Nous développons une série de propositions pour y voir plus clair dans notre stratégie internationale d’enseignement supérieur. On ne pourra pas accueillir plus d’étudiants, et mieux les accueillir, sans un financement supplémentaire, inscrit dans la durée et à la hauteur des ambitions annoncées. Sa répartition entre effort budgétaire, donc supporté par les contribuables français, et autres sources de financement est une question complexe qui nécessite une réflexion approfondie. Le partage des rôles entre acteurs diplomatiques et académiques, qui répondent à des logiques différentes, doit être clarifié, en respectant l’autonomie de fonctionnement des acteurs universitaires, notamment en laissant aux universités l’entière maîtrise scientifique et pédagogique de leur politique internationale. Au niveau diplomatique, il la faut prendre en compte en parallèle politique d’influence et logique d’aide au développement. Les établissements universitaires doivent développer leur stratégie internationale et prévoir les services d’accueil et d’accompagnement adaptés pour cela. Les bourses et les exonérations de frais d’inscription des étudiants doivent être développés, en particulier pour les étudiants inscrits en doctorat. A côté des bourses gérées par les postes diplomatiques, des systèmes de bourses académiques doivent être développés. Par ailleurs, les projets de développement de notre formation à l’extérieur sont une perspective à privilégier (double diplomation, déploiement de formations françaises à l’étranger…) et doivent inclure tous les niveaux d’étude, y compris le niveau IUT/STS.

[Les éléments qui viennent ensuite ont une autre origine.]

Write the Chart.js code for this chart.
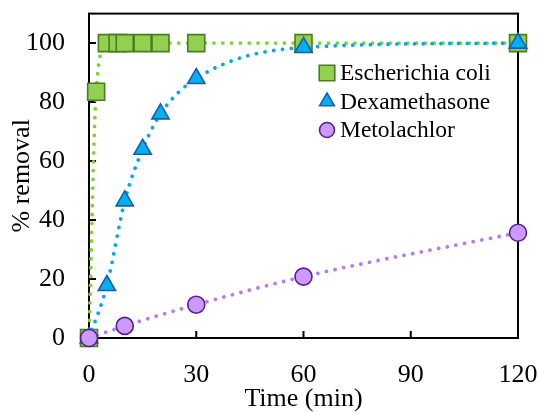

Terra Nova conclut son étude par 12 préconisations.
1. Accompagner une montée en compétences des établissements.
2. Recrutement d’étudiants étrangers.
3. Dynamiser la politique des bourses et des exonérations.
4. Permettre une différenciation des droits selon les cursus.
5. Aide au développement.
6. Coopération universitaire et scientifique avec l’Afrique.
7. Exporter nos formations
8. Formation professionnelle et apprentissage.
9. Développer et approfondir les réseaux d’alumni
10. MOOCs.
11. Droits d’inscription en doctorat.
12. Redéfinir les rôles des acteurs institutionnels.

Rappelons que Terra Nova se définit comme un think tank progressiste indépendant. Son but est de produire et de diffuser des idées et des solutions politiques innovantes, en France et en Europe.